Mauro Cesar Barbosa Cid
Tenente-coronel, ex-integrante das Forças Especiais, ajudante de ordens de Jair Bolsonaro.
Nilton Diniz Rodrigues
General, ex-comandante de uma brigada na Amazônia. Era das Forças Especiais e se comunicou com vários suspeitos de tramar golpe de Estado. Assinou carta em suposto apoio a golpe de Estado por parte de Jair Bolsonaro.
Paulo Renato de Oliveira Figueiredo Filho
Empresário e blogueiro, é neto do ex-presidente e general João Figueiredo. Defensor da ditadura militar, foi indiciado por propaganda antidemocrática e incitar militares a golpe de Estado.
Paulo Sérgio Nogueira de Oliveira
General, ministro da Defesa de Bolsonaro. Enviou um relatório ao Tribunal Superior Eleitoral (TSE) lançando suspeitas sobre a lisura das urnas.
Rafael Martins de Oliveira
Tenente-coronel do Exército, é um dos presos pelo plano terrorista de assassinato de Alexandre de Moraes (STF), Lula e Alckmin.
Ronald Ferreira de Araújo Júnior
Tenente-coronel do Exército, trabalhava no Centro de Comunicações e Guerra Eletrônica.

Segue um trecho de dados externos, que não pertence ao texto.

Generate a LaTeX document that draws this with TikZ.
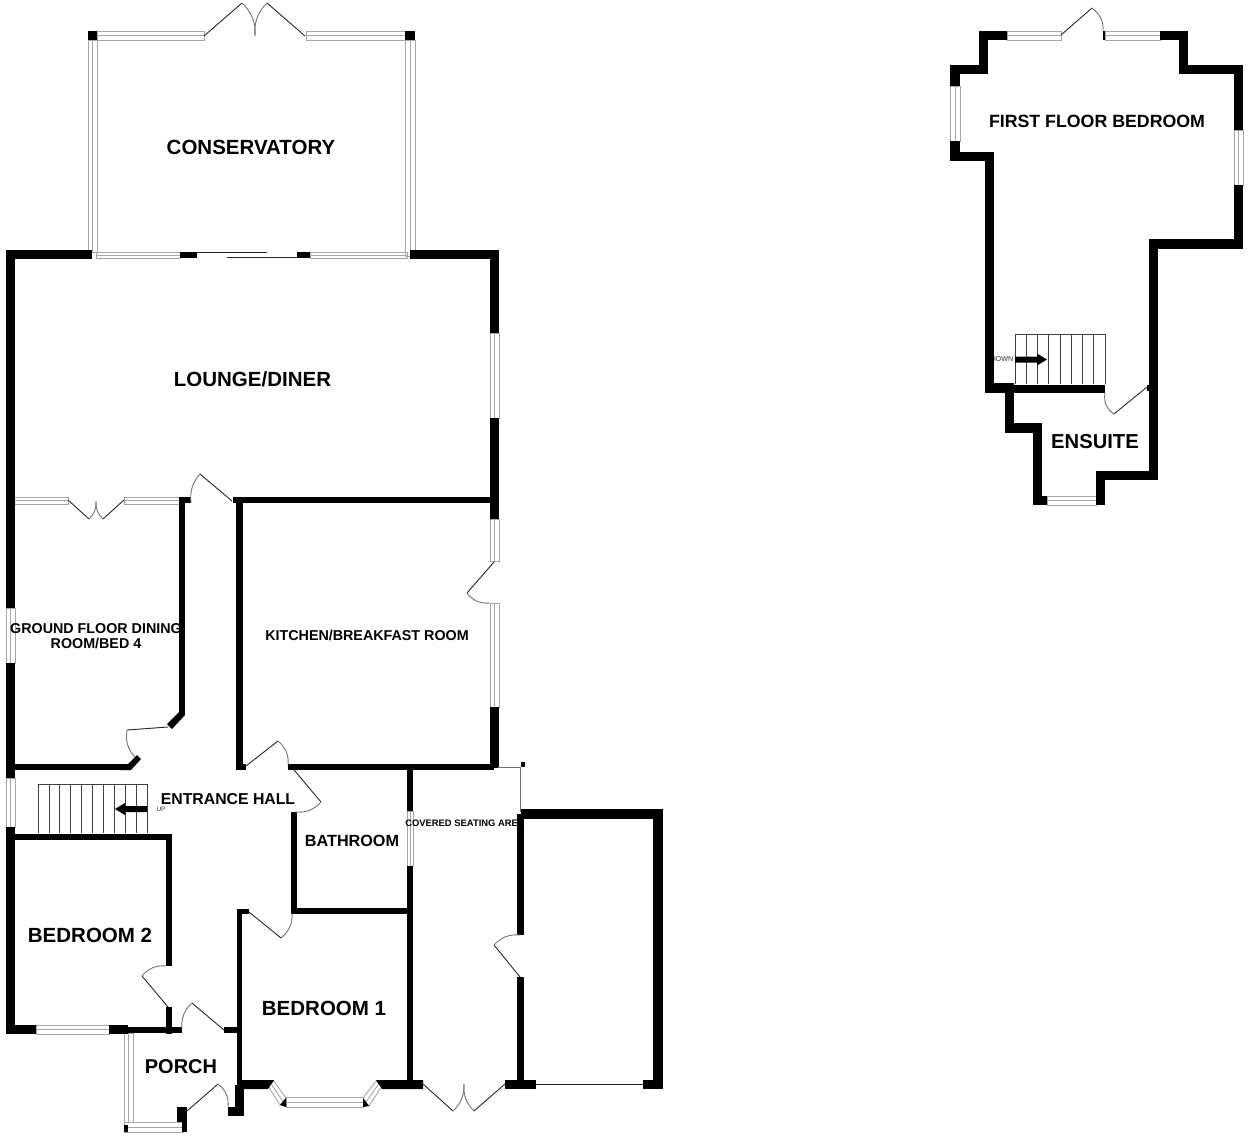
\documentclass[tikz,border=0pt]{standalone}
\usepackage{fontspec}
\setmainfont{Liberation Sans}
\usetikzlibrary{calc}
\definecolor{glassgray}{gray}{.65}
\tikzset{
	wall/.style={fill=black},
	glass/.style={draw=glassgray, line width=.9pt},
	leaf/.style={draw=black!85, line width=.9pt},
	swing/.style={draw=black!55, line width=.9pt},
	tread/.style={draw=black!75, line width=.7pt},
	roomlabel/.style={inner sep=0pt, align=center, font=\bfseries\fontsize{#1}{#1}\selectfont},
	stairnote/.style={inner sep=0pt, text=black!80, font=\fontsize{#1}{#1}\selectfont}
}
\newcommand{\winh}[4]{\draw[glass] (#1,#3) rectangle (#2,#4) (#1,{(#3+#4)/2})--(#2,{(#3+#4)/2});}
\newcommand{\winv}[4]{\draw[glass] (#1,#3) rectangle (#2,#4) ({(#1+#2)/2},#3)--({(#1+#2)/2},#4);}
\newcommand{\doorway}[3]{\draw[leaf] (#1)--(#2);
	\coordinate (swingc) at ($(#1)!1.18!($(#2)!.5!(#3)$)$);
	\draw[swing] (#2) .. controls ($(#2)!.667!(swingc)$) and ($(#3)!.667!(swingc)$) .. (#3);}
\begin{document}
\begin{tikzpicture}[x=1pt,y=-1pt,line join=miter]
	\useasboundingbox (0,0) rectangle (1248,1136);
	%windows, ground floor
	\winh{97}{204}{31}{40} \winh{306}{405}{31}{40}
	\winv{88}{97}{40}{252} \winv{405}{415}{40}{256}
	\winh{96}{180}{252}{258} \winh{310}{407}{252}{258}
	\winv{490}{499}{333}{418} \winv{490}{499}{519}{561} \winv{490}{499}{603}{707}
	\winh{14}{68}{497}{504} \winh{124}{179}{497}{504}
	\winv{6}{15}{608}{663} \winv{6}{15}{778}{827}
	\winh{36}{109}{1025}{1034}
	\winv{124}{133}{1033}{1122} \winh{124}{183}{1122}{1132}
	\winv{407}{413}{811}{866}
	\winh{286}{363}{1097}{1107}
	\draw[glass] (268,1086)--(274,1081)--(286,1098)--(280,1105)--cycle (271,1083.5)--(283,1101.5);
	\draw[glass] (363,1098)--(376,1081)--(382,1086)--(369,1106)--cycle (366,1102)--(379,1083.5);
	%windows, first floor
	\winh{1007}{1061}{31}{40} \winh{1105}{1160}{31}{40}
	\winv{950}{960}{86}{141} \winv{1234}{1243}{130}{185}
	\winh{1047}{1096}{496}{505}
	%stairs
	\foreach \n in {0,...,10} \draw[tread] ({38+10.9*\n},784)--({38+10.9*\n},833);
	\draw[tread] (38,784)--(147,784);
	\foreach \n in {0,...,8} \draw[tread] ({1015+11.25*\n},334)--({1015+11.25*\n},384);
	\draw[tread] (1015,334)--(1105,334);
	\fill (147,806)--(125,806)--(125,803)--(115,809)--(125,815)--(125,812)--(147,812)--cycle;
	\fill (1015,356.5)--(1037,356.5)--(1037,353.5)--(1047,359.5)--(1037,365.5)--(1037,362.5)--(1015,362.5)--cycle;
	\node[stairnote=7.2, anchor=east] (downnote) at (1013.5,359) {DOWN};
	\node[stairnote=6.4] (upnote) at (161,809.5) {UP};
	%walls, ground floor
	\foreach \xa/\ya/\xb/\yb in {
		88/31/97/40, 405/31/415/40,
		6/250/92/259, 410/250/499/259, 180/252/197/258, 297/252/310/258,
		6/250/15/608, 6/663/15/778, 6/827/15/1034,
		490/250/499/333, 490/418/499/519, 490/707/499/768,
		233/497/499/503, 236/497/243/770, 236/764/246/770, 288/764/494/770,
		179/497/185/715, 179/497/191/503, 15/764/128/770,
		6/834/172/840, 166/834/172/966, 166/1007/172/1034,
		6/1025/36/1034, 109/1025/128/1034, 128/1027/182/1033, 224/1027/238/1033,
		291/812/297/914, 291/908/413/914, 407/770/413/811, 407/866/413/1089,
		237/909/242/1089, 237/909/249/914, 235/1085/244/1116, 228/1107/244/1116,
		177/1107/187/1122, 182/1122/187/1132, 124/1125/128/1132,
		521/809/663/819, 653/809/663/1089, 517/814/524/935, 517/977/524/1089,
		505/1080/536/1089, 643/1080/663/1089, 521/762/525/767}
		\fill[wall] (\xa,\ya) rectangle (\xb,\yb);
	\fill[wall] (185,715)--(172,729)--(167,724)--(179,712)--cycle;
	\fill[wall] (137,755)--(141,759)--(131,770)--(120,770)--(120,764)--(128,764)--cycle;
	\fill[wall] (237,1080)--(274,1080)--(268,1089)--(237,1089)--cycle;
	\fill[wall] (376,1080)--(423,1080)--(423,1089)--(382,1089)--cycle;
	\fill[wall] (280,1105)--(286,1098)--(286,1107)--cycle;
	\fill[wall] (363,1098)--(369,1106)--(363,1107)--cycle;
	%walls, first floor
	\foreach \xa/\ya/\xb/\yb in {
		979/31/1007/40, 979/31/988/74, 950/65/988/74, 950/65/960/86,
		950/141/960/161, 950/152/994/161, 985/152/994/393, 985/383/1014/393,
		1014/385/1105/393, 1005/385/1014/433, 1005/423/1042/433, 1033/423/1042/505,
		1033/496/1047/505, 1096/471/1105/505, 1096/471/1158/480, 1149/239/1158/480,
		1149/239/1243/249, 1234/185/1243/249, 1234/65/1243/130, 1179/65/1243/74,
		1179/31/1188/74, 1160/31/1188/40, 1103/31/1105/40, 1147/385/1152/391}
		\fill[wall] (\xa,\ya) rectangle (\xb,\yb);
	%doors
	\doorway{204,36}{242,3}{255,36}
	\doorway{305,36}{267,3}{255,36}
	\doorway{68,500}{89,519}{96,501}
	\doorway{124,500}{103,519}{96,501}
	\doorway{232,501}{200,474}{191,503}
	\doorway{494,562}{467,593}{490,603}
	\doorway{246,766}{278,741}{288,765}
	\doorway{168,727}{127,730}{135,757}
	\doorway{294,770}{321,802}{295,812}
	\doorway{249,912}{281,938}{292,913}
	\doorway{168,1007}{142,976}{166,966}
	\doorway{224,1030}{192,1003}{182,1029}
	\doorway{187,1111}{218,1084}{228,1107}
	\doorway{423,1084}{453,1111}{464,1084}
	\doorway{505,1084}{474,1111}{464,1084}
	\doorway{520,977}{494,945}{520,935}
	\doorway{1061,35}{1092,8}{1103,31}
	\doorway{1147,387}{1114,414}{1105,393}
	%sliding door and thin lines
	\draw[leaf] (197,252.5)--(267,252.5) (227,257)--(298,257) (536,1084)--(643,1084);
	\draw[swing] (498,767)--(520.5,767)--(520.5,812);
	%room names
	\node[roomlabel=20.5] (conservatory) at (251,147) {CONSERVATORY};
	\node[roomlabel=20.5] (lounge) at (252.5,379) {LOUNGE/DINER};
	\node[roomlabel=14.3] (dining) at (96,636) {GROUND FLOOR DINING\\[.5pt]ROOM/BED 4};
	\node[roomlabel=14.3] (kitchen) at (367,635) {KITCHEN/BREAKFAST ROOM};
	\node[roomlabel=15.8] (hall) at (228,799) {ENTRANCE HALL};
	\node[roomlabel=16.2] (bathroom) at (352,841) {BATHROOM};
	\node[roomlabel=9.4] (seating) at (465,823) {COVERED SEATING AREA};
	\node[roomlabel=20.5] (bedtwo) at (90,935) {BEDROOM 2};
	\node[roomlabel=20.5] (bedone) at (324,1008) {BEDROOM 1};
	\node[roomlabel=20] (porch) at (181,1067) {PORCH};
	\node[roomlabel=17.75] (firstbed) at (1097,121) {FIRST FLOOR BEDROOM};
	\node[roomlabel=20.2] (ensuite) at (1095,442) {ENSUITE};
\end{tikzpicture}
\end{document}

Segundo a PF, participou da redação da minuta do golpe entregue a Jair Bolsonaro.
Sérgio Ricardo Cavaliere de Medeiros
Tenente-coronel do Exército, integraria o núcleo de um grupo responsável por organizar reuniões e manifestações em frente aos quartéis, incluídos a mobilização, a logística e o financiamento de militares das forças especiais, em Brasília.
Tércio Arnaud Tomaz
Ex-assessor especial de Jair Bolsonaro, é considerado um dos pilares do chamado “gabinete do ódio”
Valdemar Costa Neto
Presidente do PL. Enviou à Justiça um relatório no qual coloca em descrédito a confiabilidade das urnas eletrônicas e o processo eleitoral.
Walter Souza Braga Netto
General, ex-ministro da Defesa e candidato a vice-presidente na chapa derrotada de Jair Bolsonaro. Teria organizado reuniões para planejar golpe de Estado.
Wladimir Matos Soares
Agente da Polícia Federal, indiciado por passar informações sobre a segurança de Lula para autores de plano de assassinato do presidente eleito.